Fiction: The cost of these test are unknown

Fact: Smarter Balanced has released cost estimates for its assessments that include expenses for ongoing research and development of the assessment system as well as test administration and scoring. The end-of-year summative assessment alone is estimated to cost $22.50 per student. The full suite of summative and interim assessments and the Digital Library on formative assessments is estimated to cost $27.30 per student. These costs are less than the amount that two-thirds of the Consortium’s member states currently pay. These figures are estimates because a sizable portion of the cost is for test administration and scoring services that will not be provided by Smarter Balanced; states will either provide these services directly or procure them from vendors in the private sector.

Fiction: These new assessments are untested.

Fact: Smarter Balanced has thoughtfully and incrementally tested the content of the assessment and the technology that will support the assessment.
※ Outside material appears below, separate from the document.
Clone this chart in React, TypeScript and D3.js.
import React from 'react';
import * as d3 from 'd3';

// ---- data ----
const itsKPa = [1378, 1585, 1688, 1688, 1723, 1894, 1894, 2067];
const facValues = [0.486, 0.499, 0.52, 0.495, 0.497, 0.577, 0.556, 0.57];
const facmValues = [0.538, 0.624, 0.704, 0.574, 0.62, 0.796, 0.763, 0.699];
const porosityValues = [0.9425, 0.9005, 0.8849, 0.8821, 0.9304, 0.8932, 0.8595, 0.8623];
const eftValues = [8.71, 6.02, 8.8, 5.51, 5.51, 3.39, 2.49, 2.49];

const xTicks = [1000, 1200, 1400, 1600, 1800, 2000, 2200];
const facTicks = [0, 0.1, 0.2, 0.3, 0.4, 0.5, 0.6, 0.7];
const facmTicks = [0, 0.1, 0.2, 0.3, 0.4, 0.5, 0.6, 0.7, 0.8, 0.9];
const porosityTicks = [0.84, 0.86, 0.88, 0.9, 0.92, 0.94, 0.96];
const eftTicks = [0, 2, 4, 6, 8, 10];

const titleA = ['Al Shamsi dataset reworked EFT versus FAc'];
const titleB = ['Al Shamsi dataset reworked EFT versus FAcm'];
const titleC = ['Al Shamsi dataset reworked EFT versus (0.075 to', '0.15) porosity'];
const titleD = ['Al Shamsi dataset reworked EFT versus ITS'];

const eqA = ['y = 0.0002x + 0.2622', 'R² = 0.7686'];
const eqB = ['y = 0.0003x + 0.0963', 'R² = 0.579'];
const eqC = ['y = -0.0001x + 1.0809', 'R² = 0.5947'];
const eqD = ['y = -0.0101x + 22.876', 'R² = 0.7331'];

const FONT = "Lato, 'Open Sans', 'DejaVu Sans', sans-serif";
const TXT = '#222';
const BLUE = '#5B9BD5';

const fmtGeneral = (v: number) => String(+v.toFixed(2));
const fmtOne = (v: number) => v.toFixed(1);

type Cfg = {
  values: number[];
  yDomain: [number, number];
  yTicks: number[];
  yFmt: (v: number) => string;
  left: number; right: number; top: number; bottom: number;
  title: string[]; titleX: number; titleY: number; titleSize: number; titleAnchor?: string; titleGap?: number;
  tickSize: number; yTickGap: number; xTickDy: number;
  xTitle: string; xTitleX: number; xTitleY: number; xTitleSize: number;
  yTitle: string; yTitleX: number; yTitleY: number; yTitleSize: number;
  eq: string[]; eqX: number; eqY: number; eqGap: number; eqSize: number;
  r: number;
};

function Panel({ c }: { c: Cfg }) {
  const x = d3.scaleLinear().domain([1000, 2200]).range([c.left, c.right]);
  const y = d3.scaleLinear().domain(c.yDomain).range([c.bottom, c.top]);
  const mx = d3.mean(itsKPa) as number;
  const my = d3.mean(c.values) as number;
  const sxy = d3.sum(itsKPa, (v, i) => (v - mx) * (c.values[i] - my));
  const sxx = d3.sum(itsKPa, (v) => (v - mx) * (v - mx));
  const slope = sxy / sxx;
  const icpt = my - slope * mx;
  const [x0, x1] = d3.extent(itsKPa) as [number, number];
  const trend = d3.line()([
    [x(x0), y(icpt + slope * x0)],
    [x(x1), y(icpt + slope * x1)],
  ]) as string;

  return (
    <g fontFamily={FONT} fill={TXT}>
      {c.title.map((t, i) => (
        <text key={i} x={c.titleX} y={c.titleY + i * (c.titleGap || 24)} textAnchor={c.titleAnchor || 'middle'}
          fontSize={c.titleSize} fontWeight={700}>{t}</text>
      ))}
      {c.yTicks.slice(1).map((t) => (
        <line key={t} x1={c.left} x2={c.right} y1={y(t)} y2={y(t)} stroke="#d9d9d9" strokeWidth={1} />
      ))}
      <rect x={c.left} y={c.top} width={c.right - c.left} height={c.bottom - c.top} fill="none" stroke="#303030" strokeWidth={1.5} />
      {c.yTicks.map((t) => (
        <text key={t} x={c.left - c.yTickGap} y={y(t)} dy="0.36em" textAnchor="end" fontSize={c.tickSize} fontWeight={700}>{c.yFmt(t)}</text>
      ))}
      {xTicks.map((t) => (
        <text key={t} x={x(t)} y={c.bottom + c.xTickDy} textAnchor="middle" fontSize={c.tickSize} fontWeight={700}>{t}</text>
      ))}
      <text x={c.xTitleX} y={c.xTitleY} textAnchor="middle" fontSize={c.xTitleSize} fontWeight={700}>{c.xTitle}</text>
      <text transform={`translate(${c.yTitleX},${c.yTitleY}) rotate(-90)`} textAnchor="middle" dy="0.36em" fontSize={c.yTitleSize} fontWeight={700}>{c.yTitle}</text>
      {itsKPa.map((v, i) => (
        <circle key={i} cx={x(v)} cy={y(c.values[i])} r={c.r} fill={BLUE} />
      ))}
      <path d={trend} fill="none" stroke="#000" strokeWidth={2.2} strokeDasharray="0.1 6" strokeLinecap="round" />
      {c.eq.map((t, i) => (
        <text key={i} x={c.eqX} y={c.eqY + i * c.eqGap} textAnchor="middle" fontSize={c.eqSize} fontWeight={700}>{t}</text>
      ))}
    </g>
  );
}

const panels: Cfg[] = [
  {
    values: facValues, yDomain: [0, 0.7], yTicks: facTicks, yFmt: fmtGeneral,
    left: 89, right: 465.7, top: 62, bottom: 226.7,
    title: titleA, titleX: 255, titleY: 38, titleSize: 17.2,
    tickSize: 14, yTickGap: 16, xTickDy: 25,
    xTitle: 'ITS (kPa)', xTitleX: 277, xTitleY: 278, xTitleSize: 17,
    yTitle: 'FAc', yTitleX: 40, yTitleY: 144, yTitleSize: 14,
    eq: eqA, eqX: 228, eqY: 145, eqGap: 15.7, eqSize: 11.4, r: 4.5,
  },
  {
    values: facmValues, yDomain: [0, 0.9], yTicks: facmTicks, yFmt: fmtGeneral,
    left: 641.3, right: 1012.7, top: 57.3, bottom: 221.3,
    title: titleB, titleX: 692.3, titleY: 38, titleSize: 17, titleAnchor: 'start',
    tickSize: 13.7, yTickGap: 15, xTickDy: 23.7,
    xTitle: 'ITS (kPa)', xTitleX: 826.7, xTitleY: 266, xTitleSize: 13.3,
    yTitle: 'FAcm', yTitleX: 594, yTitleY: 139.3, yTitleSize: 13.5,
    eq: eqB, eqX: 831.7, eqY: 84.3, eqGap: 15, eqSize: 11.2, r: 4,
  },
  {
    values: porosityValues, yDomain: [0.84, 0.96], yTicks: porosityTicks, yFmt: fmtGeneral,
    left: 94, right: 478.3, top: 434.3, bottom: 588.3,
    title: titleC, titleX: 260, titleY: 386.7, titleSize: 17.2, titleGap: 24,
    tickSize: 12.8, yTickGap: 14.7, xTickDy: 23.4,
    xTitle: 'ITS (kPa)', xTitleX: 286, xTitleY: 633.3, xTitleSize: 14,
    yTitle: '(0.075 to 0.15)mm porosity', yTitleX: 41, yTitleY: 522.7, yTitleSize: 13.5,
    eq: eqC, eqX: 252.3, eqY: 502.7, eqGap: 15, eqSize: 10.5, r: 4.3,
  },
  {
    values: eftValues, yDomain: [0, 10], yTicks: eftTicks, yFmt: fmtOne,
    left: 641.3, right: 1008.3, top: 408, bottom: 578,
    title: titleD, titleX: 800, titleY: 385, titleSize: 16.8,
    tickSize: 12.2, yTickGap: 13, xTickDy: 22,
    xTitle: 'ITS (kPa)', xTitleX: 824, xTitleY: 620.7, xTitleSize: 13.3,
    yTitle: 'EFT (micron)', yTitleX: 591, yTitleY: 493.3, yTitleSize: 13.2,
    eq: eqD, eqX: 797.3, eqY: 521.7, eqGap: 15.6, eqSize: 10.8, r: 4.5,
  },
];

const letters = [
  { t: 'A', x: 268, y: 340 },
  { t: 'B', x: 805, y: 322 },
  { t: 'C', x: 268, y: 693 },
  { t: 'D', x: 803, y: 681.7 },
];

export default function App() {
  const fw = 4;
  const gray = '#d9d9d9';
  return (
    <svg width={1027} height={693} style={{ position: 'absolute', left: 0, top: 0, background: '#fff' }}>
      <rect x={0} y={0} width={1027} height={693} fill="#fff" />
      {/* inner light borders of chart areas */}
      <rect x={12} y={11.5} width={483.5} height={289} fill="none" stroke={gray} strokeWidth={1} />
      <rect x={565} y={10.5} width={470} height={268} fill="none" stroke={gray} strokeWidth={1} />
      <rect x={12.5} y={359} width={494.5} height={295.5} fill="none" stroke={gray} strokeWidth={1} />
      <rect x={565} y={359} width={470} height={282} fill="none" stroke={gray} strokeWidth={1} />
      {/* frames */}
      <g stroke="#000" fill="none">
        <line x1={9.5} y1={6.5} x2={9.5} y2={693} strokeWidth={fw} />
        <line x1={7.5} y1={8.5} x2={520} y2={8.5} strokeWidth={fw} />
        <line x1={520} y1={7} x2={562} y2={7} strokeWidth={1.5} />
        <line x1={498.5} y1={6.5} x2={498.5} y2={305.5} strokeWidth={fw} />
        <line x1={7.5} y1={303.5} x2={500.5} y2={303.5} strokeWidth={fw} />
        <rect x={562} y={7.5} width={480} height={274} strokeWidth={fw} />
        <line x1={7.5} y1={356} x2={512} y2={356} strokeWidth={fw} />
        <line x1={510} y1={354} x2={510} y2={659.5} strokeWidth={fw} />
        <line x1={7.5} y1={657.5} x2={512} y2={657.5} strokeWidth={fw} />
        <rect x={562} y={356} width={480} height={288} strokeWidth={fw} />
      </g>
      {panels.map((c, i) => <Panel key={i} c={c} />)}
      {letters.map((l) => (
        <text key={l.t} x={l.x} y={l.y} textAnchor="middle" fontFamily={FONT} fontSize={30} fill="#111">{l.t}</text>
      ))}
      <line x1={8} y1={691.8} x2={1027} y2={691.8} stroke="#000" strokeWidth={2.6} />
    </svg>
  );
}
Smarter Balanced has already completed:

• Cognitive Labs: In late 2012/early 2013, individual students provided feedback to test developers about their experience with the innovative test questions, accommodations for students with special needs, and the testing software.
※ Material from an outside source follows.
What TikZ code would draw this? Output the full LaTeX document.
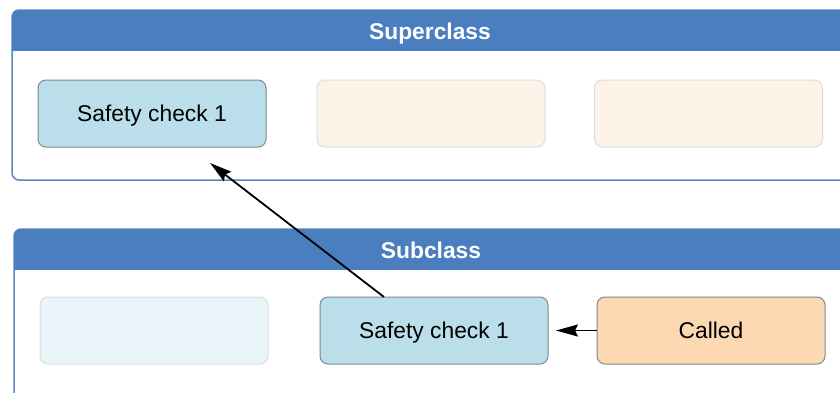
\documentclass[tikz,border=0pt]{standalone}
\usepackage{fontspec}
\setmainfont{Liberation Sans}
\usetikzlibrary{arrows.meta}
\definecolor{hdr}{HTML}{4A7EBF}
\definecolor{frm}{HTML}{5A87C4}
\definecolor{lblue}{HTML}{BADFEA}
\definecolor{pblue}{HTML}{E9F5F9}
\definecolor{peach}{HTML}{FCD9B2}
\definecolor{pcream}{HTML}{FDF3E8}
\definecolor{bgrey}{HTML}{7F8A8E}
\definecolor{lgrey}{HTML}{DDDDDD}
\tikzset{
  box/.style={draw=bgrey, line width=1pt, rounded corners=8pt, minimum width=228pt, minimum height=67pt, inner sep=0pt, text depth=0pt, font=\fontsize{22.8}{27}\selectfont},
  ghost/.style={box, draw=lgrey},
  frame/.style={draw=frm, line width=1.5pt, fill=white, rounded corners=7pt},
  header/.style={fill=hdr, rounded corners=7pt},
  htext/.style={text=white, text depth=0pt, font=\fontsize{22.8}{27}\selectfont\bfseries},
  arr/.style={-{Stealth[length=22pt,width=12pt,inset=3pt]}, line width=1.8pt, black}
}
\begin{document}
\begin{tikzpicture}[x=1pt,y=-1pt]
\clip (0,0) rectangle (840,392);
\fill[white] (0,0) rectangle (840,392);
% Superclass frame
\draw[frame] (12,10) rectangle (852,180);
\begin{scope}
\clip (0,0) rectangle (860,50);
\fill[header] (12,10) rectangle (852,80);
\end{scope}
\node[htext] (suptitle) at (430,31) {Superclass};
% Subclass frame
\draw[frame] (14,229) rectangle (854,420);
\begin{scope}
\clip (0,220) rectangle (860,269);
\fill[header] (14,229) rectangle (854,300);
\end{scope}
\node[htext] (subtitle) at (431,250) {Subclass};
% boxes
\node[box, fill=lblue] (s1) at (152,113.5) {Safety check 1};
\node[ghost, fill=pcream] (s2) at (431,113.5) {};
\node[ghost, fill=pcream] (s3) at (708.5,113.5) {};
\node[ghost, fill=pblue] (b1) at (154,330.5) {};
\node[box, fill=lblue] (b2) at (434,330.5) {Safety check 1};
\node[box, fill=peach] (b3) at (711,330.5) {Called};
\coordinate (tip) at (210,163);
\coordinate (src) at (384,297);
\coordinate (tip2) at (556,330.5);
\draw[arr] (src) -- (tip);
\draw[arr] (b3.west) -- (tip2);
\end{tikzpicture}
\end{document}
• Small-scale Trials: Promising types of questions and software features were further tried out with hundreds of students in late 2012/early 2013.

• Pilot Test: In spring 2013, more than 600,000 students at about 5,000 schools across the Consortium responded to a preliminary pool of test questions and performance tasks.

In spring 2014, the Consortium conducted a Field Test to present the entire pool of Smarter Balanced items to more than four million students across 21 states. This practice run helped to ensure that the assessments are accurate and fair for all students. It also gave teachers and schools a chance to practice test administration procedures, and students the opportunity to experience the new assessments.

Fiction: These tests will result in the collection of intrusive and inappropriate data on children.

Fact: States make all policy decisions with regard to the collection, storage, and use of student assessment data. Smarter Balanced adheres to all federal and state privacy laws, including but not limited to the Family Educational Rights and Privacy Act (FERPA). The Consortium will not share identifiable student-level data with the federal government. The Higher Education Opportunity Act (HEOA) of 2008, No Child Left Behind (NCLB) legislation amending the Elementary and Secondary Education Act, the Education Reform Sciences Act of 2002, and the Individuals with Disabilities Education Act (IDEA) all prohibit the creation of a federal database with students’ personally identifiable information.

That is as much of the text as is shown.